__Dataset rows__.
──────────────────────────────

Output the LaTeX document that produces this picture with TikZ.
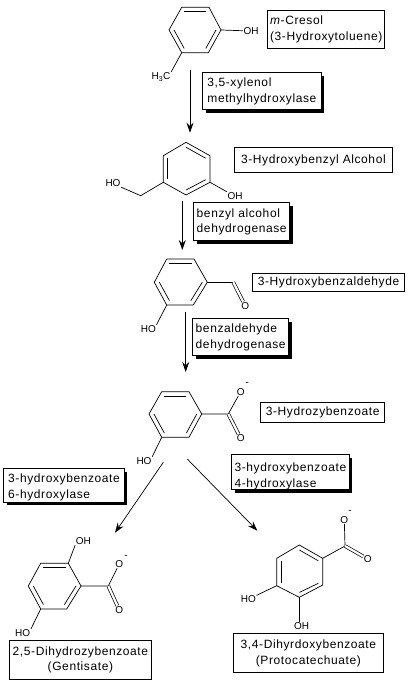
\documentclass[tikz,border=0pt]{standalone}
\usepackage{fontspec}
\setmainfont{Liberation Sans}[LetterSpace=5]
\newfontfamily\atomfont{Liberation Sans}
\usetikzlibrary{arrows.meta,shadows}

\tikzset{
	bond/.style={line width=0.7pt, line join=round},
	dblbond/.style={line width=0.7pt, double, double distance=2.2pt},
	reaction/.style={line width=0.7pt, -{Stealth[length=10pt,width=7pt,inset=3.5pt]}},
	atom/.style={font=\atomfont\fontsize{10}{12}\selectfont, inner sep=0.5pt},
	labelbox/.style={draw, line width=0.8pt, fill=white, inner sep=0pt, anchor=north west, align=left,
		font=\fontsize{12}{15.5}\selectfont},
	shadowbox/.style={labelbox, drop shadow={shadow xshift=3pt, shadow yshift=-3pt, fill=black, opacity=1}}
}

\begin{document}
\begin{tikzpicture}[x=1pt,y=-1pt]
	
	\useasboundingbox (0,0) rectangle (410,684);
	
	% m-Cresol
	\draw[bond]
	(181.7,7.3) -- (209,7.3) -- (221,30) coordinate (ringAoh) -- (208.3,52.7) -- (181.7,52.7) coordinate (ringAme) -- (169,30) -- cycle;
	\draw[bond] (184.2,11.6) -- (206.3,11.6);
	\draw[bond] (216,30) -- (205.8,48.4);
	\draw[bond] (174,30) -- (184.2,48.4);
	\node[atom] (ohA) at (251,31) {OH};
	\node[atom] (meA) at (161,77) {H\textsubscript{3}C};
	\draw[bond] (ringAoh) -- (ohA);
	\draw[bond] (ringAme) -- (meA.north east);
	
	% 3-Hydroxybenzyl alcohol
	\draw[bond]
	(186,142.3) -- (210,155.7) -- (210,182.3) coordinate (ringBoh) -- (186,195) -- (163.3,182.3) coordinate (ringBch) -- (163.3,155.7) -- cycle;
	\draw[bond] (186.1,147.3) -- (205.6,158.2);
	\draw[bond] (205.6,179.7) -- (186.1,190);
	\draw[bond] (167.7,158.2) -- (167.7,179.2);
	\node[atom] (ohB) at (235,196) {OH};
	\node[atom] (hoB) at (113,183) {HO};
	\coordinate (chB) at (140.7,195.7);
	\draw[bond] (ringBoh) -- (ohB.north west);
	\draw[bond] (ringBch) -- (chB) -- (hoB.south east);
	
	% 3-Hydroxybenzaldehyde
	\draw[bond]
	(166.7,259) -- (194,259) -- (207.3,282.3) coordinate (ringCch) -- (193.3,305) -- (166.7,305) coordinate (ringCoh) -- (154.3,282.3) -- cycle;
	\draw[bond] (169.4,263.4) -- (191.5,263.4);
	\draw[bond] (202.3,282.2) -- (190.9,300.6);
	\draw[bond] (159.3,282.2) -- (169.4,300.6);
	\node[atom] (oC) at (245.3,306) {O};
	\node[atom] (hoC) at (148.3,329) {HO};
	\coordinate (chC) at (233.3,282.3);
	\draw[bond] (ringCch) -- (chC);
	\draw[dblbond] (chC) -- (oC);
	\draw[bond] (ringCoh) -- (hoC.north east);
	
	% 3-Hydrozybenzoate
	\draw[bond]
	(161.7,391.7) -- (189,391.7) -- (201.7,414) coordinate (ringDco) -- (189,437.3) -- (161.7,437.3) coordinate (ringDoh) -- (149,414) -- cycle;
	\draw[bond] (164.3,396) -- (186.4,396);
	\draw[bond] (196.7,414.1) -- (186.4,433);
	\draw[bond] (154,414.1) -- (164.3,433);
	\node[atom] (oDa) at (240.7,391.7) {O};
	\node[atom] (minusD) at (247.3,384) {-};
	\node[atom] (oDb) at (240.7,438.3) {O};
	\node[atom] (hoD) at (144,461) {HO};
	\coordinate (coD) at (228.3,414);
	\draw[bond] (ringDco) -- (coD) -- (oDa);
	\draw[dblbond] (coD) -- (oDb);
	\draw[bond] (ringDoh) -- (hoD.north east);
	
	% Gentisate
	\draw[bond]
	(40.7,563.3) -- (68.3,563.3) coordinate (ringEohA) -- (81,586) coordinate (ringEco) -- (66.7,609) -- (40.7,609) coordinate (ringEohB) -- (28.3,586) -- cycle;
	\draw[bond] (43.4,567.6) -- (65.7,567.6);
	\draw[bond] (76,586) -- (64.4,604.6);
	\draw[bond] (33.3,586) -- (43.4,604.6);
	\node[atom] (ohE) at (83.3,541) {OH};
	\node[atom] (oEa) at (119.3,564) {O};
	\node[atom] (minusE) at (126,556.5) {-};
	\node[atom] (oEb) at (119.3,610) {O};
	\node[atom] (hoE) at (22.7,633.3) {HO};
	\coordinate (coE) at (108.3,586);
	\draw[bond] (ringEohA) -- (ohE.south west);
	\draw[bond] (ringEco) -- (coE) -- (oEa);
	\draw[dblbond] (coE) -- (oEb);
	\draw[bond] (ringEohB) -- (hoE.north east);
	
	% Protocatechuate
	\draw[bond]
	(299.3,545) -- (322.7,558.3) coordinate (ringFco) -- (322.7,585) -- (299.3,597.3) coordinate (ringFohA) -- (276.7,585.7) coordinate (ringFohB) -- (276.7,558.3) -- cycle;
	\draw[bond] (299.4,550) -- (318.3,560.8);
	\draw[bond] (318.3,583.3) -- (299.4,592.4);
	\draw[bond] (281,560.8) -- (281,583.4);
	\node[atom] (oFa) at (344.3,520) {O};
	\node[atom] (minusF) at (350,512) {-};
	\node[atom] (oFb) at (367.7,559) {O};
	\node[atom] (hoF) at (248.3,599.3) {HO};
	\node[atom] (ohF) at (301.7,626) {OH};
	\coordinate (coF) at (345,546);
	\draw[bond] (ringFco) -- (coF) -- (oFa);
	\draw[dblbond] (coF) -- (oFb);
	\draw[bond] (ringFohB) -- (hoF);
	\draw[bond] (ringFohA) -- (ringFohA |- ohF.north);
	
	% Reaktionspfeile
	\coordinate (startA) at (190,70);
	\coordinate (endA) at (190,132.7);
	\coordinate (startB) at (182.3,200.7);
	\coordinate (endB) at (182.3,250);
	\coordinate (startC) at (185.7,311.7);
	\coordinate (endC) at (185.7,372);
	\coordinate (startD) at (163.3,462.3);
	\coordinate (endD) at (115,532.7);
	\coordinate (startE) at (187.3,459);
	\coordinate (endE) at (257.3,530.7);
	\draw[reaction] (startA) -- (endA);
	\draw[reaction] (startB) -- (endB);
	\draw[reaction] (startC) -- (endC);
	\draw[reaction] (startD) -- (endD);
	\draw[reaction] (startE) -- (endE);
	
	% Beschriftung der Stoffe
	\node[labelbox, minimum width=117pt, minimum height=38.3pt] (nameCresol) at (267.3,10) {\textit{m}-Cresol\\(3-Hydroxytoluene)};
	\node[labelbox, minimum width=157.4pt, minimum height=25pt] (nameAlcohol) at (234.3,147.3) {3-Hydroxybenzyl Alcohol};
	\node[labelbox, minimum width=151.7pt, minimum height=18pt] (nameAldehyde) at (252.3,272.7) {3-Hydroxybenzaldehyde};
	\node[labelbox, minimum width=124pt, minimum height=20.6pt] (nameBenzoate) at (260.3,401.7) {3-Hydrozybenzoate};
	\node[labelbox, align=center, minimum width=141.4pt, minimum height=38.7pt] (nameGentisate) at (9.3,640.3) {2,5-Dihydrozybenzoate\\(Gentisate)};
	\node[labelbox, align=center, minimum width=149.4pt, minimum height=39pt] (nameProto) at (233.3,633.3) {3,4-Dihyrdoxybenzoate\\(Protocatechuate)};
	
	% Beschriftung der Enzyme
	\node[shadowbox, minimum width=118.4pt, minimum height=37pt] (enzXylenol) at (202.3,72.3) {3,5-xylenol\\methylhydroxylase};
	\node[shadowbox, minimum width=96pt, minimum height=38pt] (enzAlcohol) at (193.3,202.3) {benzyl alcohol\\dehydrogenase};
	\node[shadowbox, minimum width=96pt, minimum height=37pt] (enzAldehyde) at (192.3,318.3) {benzaldehyde\\dehydrogenase};
	\node[shadowbox, minimum width=117.4pt, minimum height=32pt] (enzFour) at (231.3,454.3) {\rule{0pt}{17pt}3-hydroxybenzoate\\4-hydroxylase};
	\node[shadowbox, minimum width=120.7pt, minimum height=33.4pt] (enzSix) at (3.3,468.3) {\rule{0pt}{13pt}3-hydroxybenzoate\\6-hydroxylase};
	
\end{tikzpicture}
\end{document}
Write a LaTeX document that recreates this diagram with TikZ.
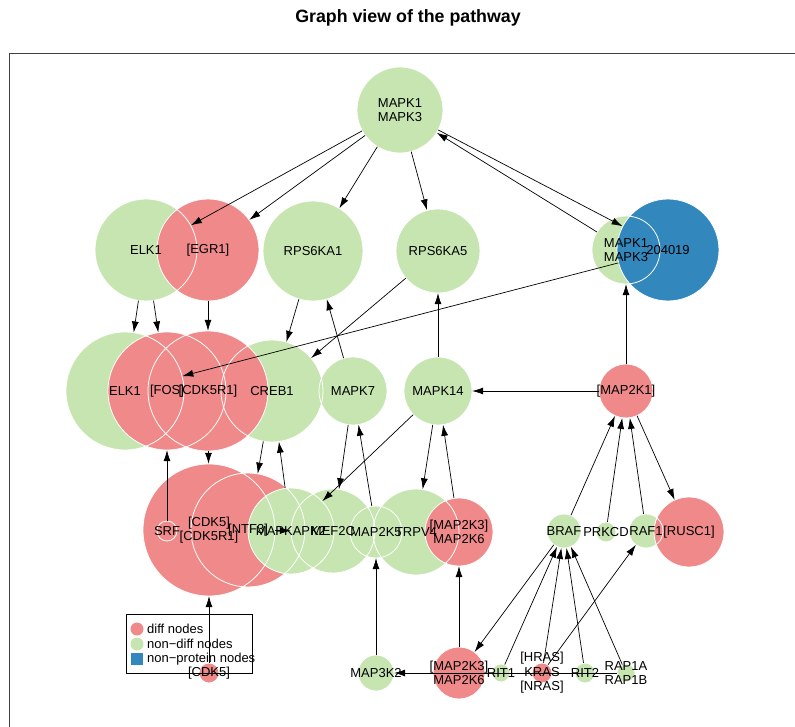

──────────────────────────────

__Task to carry out__. Search the entries for the string "LaTeX" and collect each line that has it.

__Finished task__.
Output the LaTeX document that produces this picture with TikZ.
Write a LaTeX document that recreates this diagram with TikZ.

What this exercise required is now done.